After a list of Facebook accounts with public details was published by a security consultant, experts are warning that any non-private information you put on the Internet is actually on the Internet.
Security consultant Ron Bowes used a piece of code to scan Facebook profiles, collecting data not hidden by the user’s privacy settings in same way you or I could have done, using only our eyes.
Facebook user Sharon Bott was outraged, telling reporters, “So you’re saying that when I put holiday pictures on Facebook, and set it so that anyone can see them, then anyone can see them? That’s outrageous!
“Who knew the Internet could be such a horrendous den of filth, depravity and freely-available soul-crushingly dull Facebook status updates.”
Facebook has issued a statement insisting that no security breach has taken place, claiming that “the only information he was able to access is the information you made readily available to him. It’s totally your fault, not ours”.
“If you put something on the Internet and don’t mark it as private, it is, by its very definition, public. Get it now?”
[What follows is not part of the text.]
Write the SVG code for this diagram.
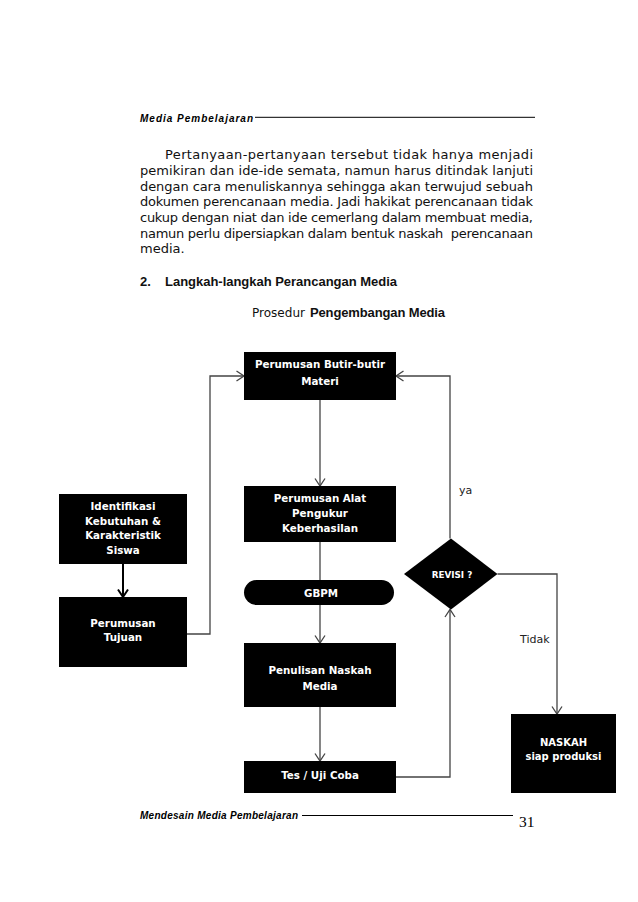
<svg xmlns="http://www.w3.org/2000/svg" width="638" height="902" viewBox="0 0 638 902">
<style>
.body{font-family:"DejaVu Sans",Verdana,sans-serif;font-size:13px;fill:#111}
.bold{font-family:"Liberation Sans",Arial,sans-serif;font-weight:bold}
.hdr{font-family:"Liberation Sans",Arial,sans-serif;font-size:10px;font-weight:bold;font-style:italic;fill:#000}
.box{fill:#000}
.lbl{font-family:"DejaVu Sans",Verdana,sans-serif;font-size:10.3px;font-weight:bold;fill:#fff;text-anchor:middle}
.note{font-family:"DejaVu Sans",Verdana,sans-serif;font-size:11px;fill:#222}
.con{fill:none;stroke:#444;stroke-width:1.3}
.conk{fill:none;stroke:#000;stroke-width:2}
</style>
<defs>
<marker id="arr" markerUnits="userSpaceOnUse" viewBox="0 0 10 12" refX="8.5" refY="6" markerWidth="10" markerHeight="12" orient="auto" overflow="visible">
<path d="M1,1 L8.5,6 L1,11" fill="none" stroke="#444" stroke-width="1.3"/>
</marker>
<marker id="arrk" markerUnits="userSpaceOnUse" viewBox="0 0 10 12" refX="8.5" refY="6" markerWidth="10" markerHeight="12" orient="auto" overflow="visible">
<path d="M1,1 L8.5,6 L1,11" fill="none" stroke="#000" stroke-width="2"/>
</marker>
</defs>
<rect width="638" height="902" fill="#fff"/>

<g id="header">
<text class="hdr" x="140" y="121.5" textLength="113" lengthAdjust="spacing">Media Pembelajaran</text>
<line x1="255" y1="117.3" x2="535" y2="117.3" stroke="#000" stroke-width="1"/>
</g>

<g id="paragraph">
<text class="body" x="165" y="159" textLength="368" lengthAdjust="spacing">Pertanyaan-pertanyaan tersebut tidak hanya menjadi</text>
<text class="body" x="140" y="175" textLength="393" lengthAdjust="spacing">pemikiran dan ide-ide semata, namun harus ditindak lanjuti</text>
<text class="body" x="140" y="190.5" textLength="393" lengthAdjust="spacing">dengan cara menuliskannya sehingga akan terwujud sebuah</text>
<text class="body" x="140" y="206" textLength="393" lengthAdjust="spacing">dokumen perencanaan media. Jadi hakikat perencanaan tidak</text>
<text class="body" x="140" y="222" textLength="393" lengthAdjust="spacing">cukup dengan niat dan ide cemerlang dalam membuat media,</text>
<text class="body" x="140" y="237.5" textLength="393" lengthAdjust="spacing" style="white-space:pre">namun perlu dipersiapkan dalam bentuk naskah  perencanaan</text>
<text class="body" x="140" y="253">media.</text>
</g>

<g id="heading">
<text class="body bold" x="140" y="286">2.</text>
<text class="body bold" x="165" y="286" textLength="232" lengthAdjust="spacing">Langkah-langkah Perancangan Media</text>
</g>

<g id="title">
<text class="body" x="252" y="317" textLength="53" lengthAdjust="spacingAndGlyphs">Prosedur</text>
<text class="body bold" x="310" y="317" textLength="135" lengthAdjust="spacing">Pengembangan Media</text>
</g>

<g id="connectors">
<line class="con" x1="320" y1="400" x2="320" y2="486" marker-end="url(#arr)"/>
<line class="con" x1="320" y1="542" x2="320" y2="580"/>
<line class="con" x1="320" y1="605" x2="320" y2="643" marker-end="url(#arr)"/>
<line class="con" x1="320" y1="707" x2="320" y2="761" marker-end="url(#arr)"/>
<polyline class="con" points="396,777 450,777 450,609.5" marker-end="url(#arr)"/>
<polyline class="con" points="450,538.5 450,376 396,376" marker-end="url(#arr)"/>
<polyline class="con" points="497.5,574 557,574 557,714" marker-end="url(#arr)"/>
<polyline class="con" points="187,634 210,634 210,376 244,376" marker-end="url(#arr)"/>
<line class="conk" x1="123" y1="564" x2="123" y2="597" marker-end="url(#arrk)"/>
<text class="note" x="459" y="494">ya</text>
<text class="note" x="520" y="643">Tidak</text>
</g>

<g id="n-butir">
<rect class="box" x="244" y="352" width="152" height="48"/>
<text class="lbl" x="320" y="368">Perumusan Butir-butir</text>
<text class="lbl" x="320" y="385">Materi</text>
</g>

<g id="n-alat">
<rect class="box" x="244" y="486" width="152" height="56"/>
<text class="lbl" x="320" y="502">Perumusan Alat</text>
<text class="lbl" x="320" y="516.5">Pengukur</text>
<text class="lbl" x="320" y="531.5">Keberhasilan</text>
</g>

<g id="n-gbpm">
<rect class="box" x="244" y="580" width="150" height="25" rx="12.5"/>
<text class="lbl" x="321" y="597">GBPM</text>
</g>

<g id="n-penulisan">
<rect class="box" x="244" y="643" width="152" height="64"/>
<text class="lbl" x="320" y="674">Penulisan Naskah</text>
<text class="lbl" x="320" y="690">Media</text>
</g>

<g id="n-tes">
<rect class="box" x="244" y="761" width="152" height="32"/>
<text class="lbl" x="320" y="779">Tes / Uji Coba</text>
</g>

<g id="n-identifikasi">
<rect class="box" x="59" y="494" width="128" height="70"/>
<text class="lbl" x="123" y="510">Identifikasi</text>
<text class="lbl" x="123" y="524.5">Kebutuhan &amp;</text>
<text class="lbl" x="123" y="539">Karakteristik</text>
<text class="lbl" x="123" y="554">Siswa</text>
</g>

<g id="n-tujuan">
<rect class="box" x="59" y="597" width="128" height="70"/>
<text class="lbl" x="123" y="627">Perumusan</text>
<text class="lbl" x="123" y="641">Tujuan</text>
</g>

<g id="n-revisi">
<polygon class="box" points="451,538.5 497.5,574 451,609.5 404,574"/>
<text class="lbl" x="452" y="578" style="font-size:8.8px">REVISI ?</text>
</g>

<g id="n-naskah">
<rect class="box" x="511" y="714" width="105" height="79"/>
<text class="lbl" x="563.5" y="746" style="font-size:10px">NASKAH</text>
<text class="lbl" x="563.5" y="759.5" style="font-size:10px">siap produksi</text>
</g>

<g id="footer">
<text class="hdr" x="140" y="819" textLength="158" lengthAdjust="spacing">Mendesain Media Pembelajaran</text>
<line x1="302" y1="815.5" x2="513" y2="815.5" stroke="#000" stroke-width="1"/>
<text x="519" y="827" font-family="'Liberation Serif','Times New Roman',serif" font-size="15.5" fill="#000">31</text>
</g>
</svg>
The harvesting of publicly available personal information is not a new phenomenon, with many hackers claiming to have been doing it for years.
Welsh hacker Dewey Thomas said that it was not just Facebook that was allowing unscrupulous people access to limited amounts of publicly available and relatively harmless personal information.
“Only this morning I got the names, addresses, and phone numbers of thousands of Cardiff residents, simply by opening a phone book. People just don’t think about their security like they should.”